The latest version of ICQ includes some very interesting new features, including file sharing. That's right. And the three main built in folders are led by one marked specifically for music. This is confusing to the public, because the public knows that AOL has sued Aimster for using a name similar to AOL, and for...file sharing.

How is it that AOL Time Warner, a company that has much to lose in its music divisions and record labels, could possibly give users the ability to disseminate copies of their music? It's actually all pretty simple, and one of the differences between Aimster and AOL/ICQ: scale.

Unlike Napster, or Aimster, or any of the Napster successors that are operating with impunity throughout the world, ICQ doesn't allow you to share with anyone that comes along. It's actually much more civilized, and exactly in line with comments by Hilary Rosen about real time, one-to-one sharing of your favorite music. In fact, you can't just grab MP3 files from people you don't know on ICQ - you have to be on their Buddy List, and you have to have permission to check out their music folder.

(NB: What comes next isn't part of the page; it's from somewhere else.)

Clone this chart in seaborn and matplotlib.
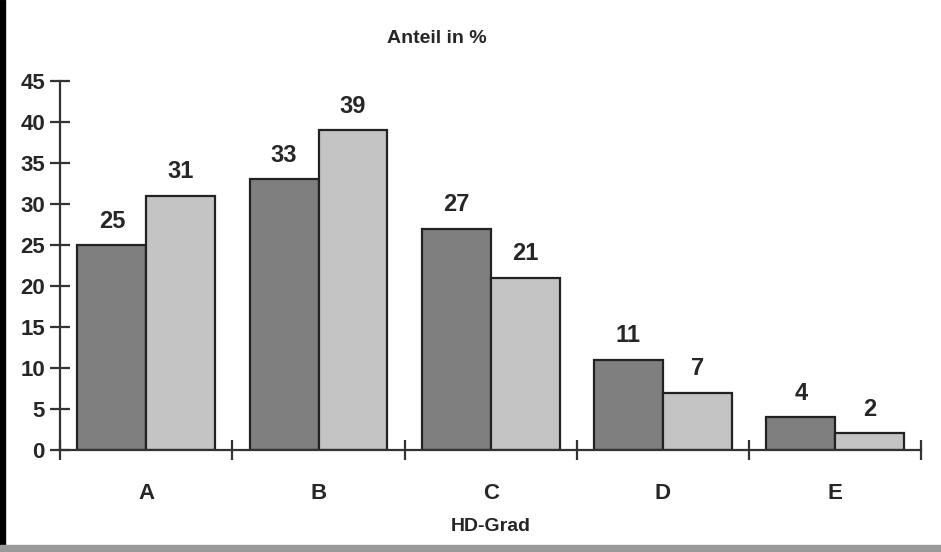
import matplotlib
matplotlib.use("Agg")
import matplotlib.pyplot as plt
from matplotlib.patches import Rectangle
import pandas as pd
import seaborn as sns

# data
grades = ["A", "B", "C", "D", "E"]
series_1 = [25, 33, 27, 11, 4]
series_2 = [31, 39, 21, 7, 2]
series_names = ["Gruppe 1", "Gruppe 2"]
yticks = list(range(0, 50, 5))

df = pd.DataFrame({
    "grad": grades * 2,
    "anteil": series_1 + series_2,
    "serie": [series_names[0]] * 5 + [series_names[1]] * 5,
})

sns.set_theme(style="white")
plt.rcParams["font.family"] = ["Liberation Sans", "DejaVu Sans"]
plt.rcParams["font.weight"] = "bold"

fig = plt.figure(figsize=(9.41, 5.52), dpi=100)
ax = fig.add_axes([0.064, 0.185, 0.915, 0.668])

sns.barplot(data=df, x="grad", y="anteil", hue="serie", order=grades,
            hue_order=series_names, palette=["#7f7f7f", "#c4c4c4"],
            width=0.8, edgecolor="#222222", linewidth=1.6, saturation=1,
            legend=False, ax=ax)

for cont in ax.containers:
    ax.bar_label(cont, padding=9, fontsize=17, fontweight="bold", color="#262626")

ax.set_ylim(0, 45)
ax.set_xlim(-0.5, 4.5)
ax.set_yticks(yticks)
ax.set_xticks(range(len(grades)))
ax.set_xticks([i - 0.5 for i in range(len(grades) + 1)], minor=True)
ax.tick_params(axis="x", which="major", bottom=True, length=0, pad=24, labelsize=16)
ax.tick_params(axis="x", which="minor", bottom=True, direction="inout", length=14,
               width=1.6, color="#333333")
ax.tick_params(axis="y", left=True, direction="inout", length=14, width=1.6,
               color="#333333", labelsize=16, pad=4)
for lab in ax.get_yticklabels() + ax.get_xticklabels():
    lab.set_fontweight("bold")
    lab.set_color("#262626")

sns.despine(ax=ax, top=True, right=True)
for s in ["left", "bottom"]:
    ax.spines[s].set_color("#333333")
    ax.spines[s].set_linewidth(1.6)

ax.set_xlabel("HD-Grad", fontsize=14, fontweight="bold", labelpad=10, color="#262626")
ax.set_ylabel("")
fig.text(0.464, 0.93, "Anteil in %", ha="center", va="center", fontsize=14,
         fontweight="bold", color="#262626")

# frame of the scanned picture
fig.patches.append(Rectangle((0, 0), 0.005, 1, transform=fig.transFigure, color="black"))
fig.patches.append(Rectangle((0, 0), 1, 0.012, transform=fig.transFigure, color="#9a9a9a"))

fig.savefig("out.png", dpi=100)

It's still not the same as making A tape for A friend of A song, but at least it's not wholesale piracy, and that is what is lost on most people who scratch their heads over the duality of AOL's approach.

The other instant messaging services, most notably Yahoo! and MSN, have yet to add this feature to their software. MSN Messenger's XP version adds some other nifty features you might want to look at for your on-air talent to play with: you can now make cell (as well as land line) calls with MSN Messenger across the Net - there may be a contest in there waiting to happen. But adding file sharing in the way ICQ has is the boldest change to happen to what has become the next killer app to the Net - instant messaging.

And AOL is perfectly positioned to take advantage of it. Are your talent on ICQ or AIM?